3. Raid the refrigerator. Instead of trying to replicate those meals on cooking shows, with umpteen ingredients and hours of prep time, mix up quick and easy dishes from what’s already stocked in the kitchen. Pollan’s go-to meal:
“I always have frozen spinach in the fridge, and I always have canned wild salmon and pasta in the pantry. With those three ingredients and a little bit of olive oil and maybe some garlic, maybe some basil (if it’s in the garden at the time), I can make a really great meal—one of my favorite meals, in like 20 minutes. I defrost the spinach, cook the pasta, sauté the spinach over the pasta, open the can of salmon and I put that on top of the spinach, then I put a little basil on that and maybe pour a little extra olive oil on it. It’s delicious. If you’re in the habit of cooking, you’ll have the right things in your pantry, and if you’re just strategic about it, and it becomes a habit, it doesn’t have to consume your life.”

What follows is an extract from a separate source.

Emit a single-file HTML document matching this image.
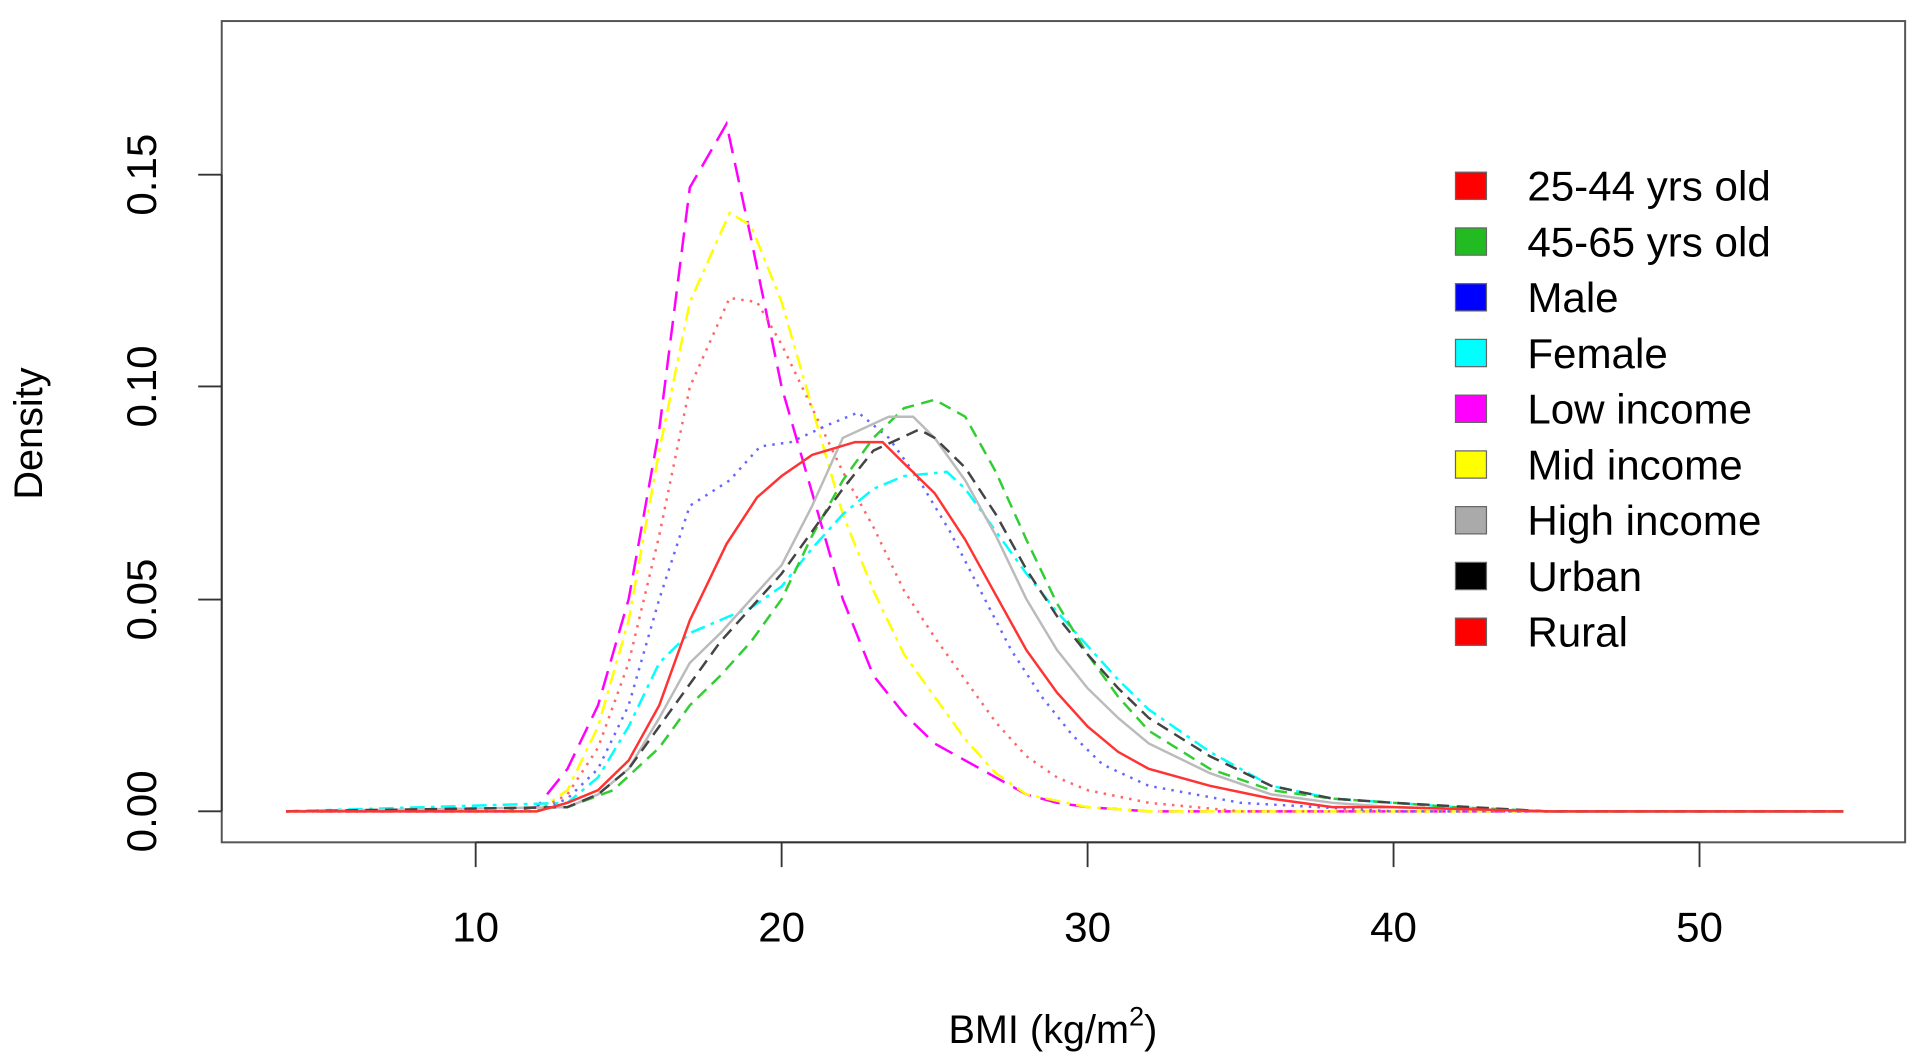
<!DOCTYPE html>
<html><head><meta charset="utf-8"><style>
html,body{margin:0;padding:0;background:#fff;width:1920px;height:1056px;overflow:hidden}
svg text{font-family:"Liberation Sans",Arial,sans-serif;fill:#000}
</style></head><body>
<svg id="s" width="1920" height="1056" viewBox="0 0 1550 852.5" preserveAspectRatio="none" xmlns="http://www.w3.org/2000/svg">
<rect x="179" y="17" width="1359" height="663" fill="none" stroke="#555" stroke-width="1.6"/>
<g stroke="#333" stroke-width="1.5">
<line x1="384" y1="680" x2="1372" y2="680"/>
<line x1="384" y1="680" x2="384" y2="700"/><line x1="631" y1="680" x2="631" y2="700"/>
<line x1="878" y1="680" x2="878" y2="700"/><line x1="1125" y1="680" x2="1125" y2="700"/>
<line x1="1372" y1="680" x2="1372" y2="700"/>
<line x1="179" y1="141" x2="179" y2="655"/>
<line x1="160" y1="655" x2="179" y2="655"/><line x1="160" y1="484" x2="179" y2="484"/>
<line x1="160" y1="312" x2="179" y2="312"/><line x1="160" y1="141" x2="179" y2="141"/>
</g>
<g font-size="34" text-anchor="middle">
<text x="384" y="760">10</text><text x="631" y="760">20</text><text x="878" y="760">30</text><text x="1125" y="760">40</text><text x="1372" y="760">50</text>
<text transform="translate(126,655) rotate(-90)">0.00</text>
<text transform="translate(126,484) rotate(-90)">0.05</text>
<text transform="translate(126,312) rotate(-90)">0.10</text>
<text transform="translate(126,141) rotate(-90)">0.15</text>
<text transform="translate(34,350) rotate(-90)" font-size="32">Density</text>
<text x="850" y="842" font-size="32">BMI (kg/m<tspan font-size="22" dy="-14">2</tspan><tspan dy="14">)</tspan></text>
</g>
<g id="curves" fill="none" stroke-width="2"></g>
<g id="leg" font-size="34"></g>
</svg>
<script>
var X=function(b){return 384+(b-10)*24.7}, Y=function(d){return 655-d*3426};
var S=[
["#ff00ff","16 8",[[3.8,0],[11,0],[12,0.001],[13,0.01],[14,0.025],[15,0.05],[16,0.09],[17,0.147],[18.2,0.162],[19,0.135],[20,0.1],[21,0.075],[22,0.05],[23,0.032],[24,0.023],[25,0.016],[26,0.012],[27,0.008],[28,0.004],[29,0.002],[30,0.001],[32,0],[54.7,0]]],
["#ffff00","12 5 3 5",[[3.8,0],[12,0],[13,0.005],[14,0.02],[15,0.045],[16,0.085],[17,0.12],[18.3,0.141],[19,0.138],[20,0.12],[21,0.095],[22,0.07],[23,0.052],[24,0.037],[25,0.027],[26,0.017],[27,0.009],[28,0.004],[30,0.001],[32,0],[54.7,0]]],
["#ff6666","2 5",[[3.8,0],[12,0],[13,0.004],[14,0.015],[15,0.035],[16,0.065],[17,0.1],[18.3,0.121],[19.2,0.12],[20,0.11],[21,0.095],[22,0.08],[23,0.067],[24,0.052],[25,0.041],[26,0.031],[27,0.021],[28,0.013],[29,0.008],[30,0.005],[32,0.002],[35,0],[54.7,0]]],
["#6666ff","2 5",[[3.8,0],[12,0],[13,0.003],[14,0.01],[15,0.025],[16,0.05],[17,0.072],[18.3,0.078],[19.3,0.086],[20.3,0.087],[21.5,0.091],[22.5,0.094],[23.5,0.088],[24.5,0.078],[25.5,0.066],[26.5,0.052],[27.5,0.038],[28.5,0.027],[29.5,0.018],[30.5,0.011],[32,0.006],[35,0.002],[40,0],[54.7,0]]],
["#00ffff","12 5 3 5",[[3.8,0],[13,0.002],[14,0.008],[15,0.02],[16,0.035],[17,0.042],[18.3,0.046],[19,0.048],[20,0.053],[21,0.062],[22,0.07],[23,0.076],[24,0.079],[25.4,0.08],[26,0.076],[27,0.066],[28,0.056],[29,0.047],[30,0.039],[31,0.031],[32,0.024],[34,0.014],[36,0.006],[38,0.003],[40,0.002],[42,0.001],[45,0],[54.7,0]]],
["#33cc33","10 6",[[3.8,0],[13,0.001],[14.5,0.005],[16,0.015],[17,0.025],[18,0.032],[19,0.04],[20,0.05],[21,0.065],[22,0.078],[23,0.088],[24,0.095],[25,0.097],[26,0.093],[27,0.08],[28,0.064],[29,0.049],[30,0.037],[31,0.027],[32,0.019],[34,0.01],[36,0.005],[38,0.003],[40,0.002],[42,0.001],[45,0],[54.7,0]]],
["#bbbbbb","",[[3.8,0],[13,0.001],[14,0.004],[15,0.01],[16,0.022],[17,0.035],[18,0.042],[19,0.05],[20,0.058],[21,0.072],[22,0.088],[23.5,0.093],[24.3,0.093],[25,0.088],[26,0.078],[27,0.065],[28,0.05],[29,0.038],[30,0.029],[31,0.022],[32,0.016],[34,0.009],[36,0.004],[38,0.002],[40,0.001],[45,0],[54.7,0]]],
["#444444","10 6",[[3.8,0],[13,0.001],[14,0.004],[15,0.01],[16,0.02],[17,0.03],[18,0.04],[19,0.048],[20,0.056],[21,0.066],[22,0.076],[23,0.085],[24.5,0.09],[25,0.088],[26,0.081],[27,0.07],[28,0.057],[29,0.046],[30,0.037],[31,0.029],[32,0.022],[34,0.013],[36,0.006],[38,0.003],[40,0.002],[45,0],[54.7,0]]],
["#ff3333","",[[3.8,0],[12,0],[13,0.002],[14,0.005],[15,0.012],[16,0.025],[17,0.045],[18.2,0.063],[19.2,0.074],[20,0.079],[21,0.084],[22.4,0.087],[23.3,0.087],[24,0.082],[25,0.075],[26,0.064],[27,0.051],[28,0.038],[29,0.028],[30,0.02],[31,0.014],[32,0.01],[34,0.006],[36,0.003],[38,0.001],[40,0.001],[45,0],[54.7,0]]]
];
var g=document.getElementById('curves'),ns="http://www.w3.org/2000/svg";
S.forEach(function(s){var p=document.createElementNS(ns,'polyline');
p.setAttribute('points',s[2].map(function(q){return X(q[0]).toFixed(1)+','+Y(q[1]).toFixed(1)}).join(' '));
p.setAttribute('stroke',s[0]);if(s[1])p.setAttribute('stroke-dasharray',s[1]);g.appendChild(p);});
var L=[["#ff0000","25-44 yrs old"],["#22bb22","45-65 yrs old"],["#0000ff","Male"],["#00ffff","Female"],["#ff00ff","Low income"],["#ffff00","Mid income"],["#aaaaaa","High income"],["#000000","Urban"],["#ff0000","Rural"]];
var lg=document.getElementById('leg');
L.forEach(function(l,i){var y=150+i*45;var r=document.createElementNS(ns,'rect');
r.setAttribute('x',1175);r.setAttribute('y',y-11);r.setAttribute('width',25);r.setAttribute('height',22);
r.setAttribute('fill',l[0]);r.setAttribute('stroke','#666');r.setAttribute('stroke-width','1');lg.appendChild(r);
var t=document.createElementNS(ns,'text');t.setAttribute('x',1233);t.setAttribute('y',y+12);t.textContent=l[1];lg.appendChild(t);});
</script>
</body></html>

4. Divide and conquer. Spread the work around. Pollan says:
“One of the problems with cooking was it was assumed to be the woman’s responsibility, and her exclusive responsibility. That makes it really hard, especially if the woman is also working. So I think we have to get men and children involved in the kitchen. You know, if you share the work, it’s not that much work. There’s also a social dimension. The problem with cooking was we isolated it; it was one person in the nuclear household doing it. But if you do it with your kids it’s often very pleasurable time. Kids really love to cook.”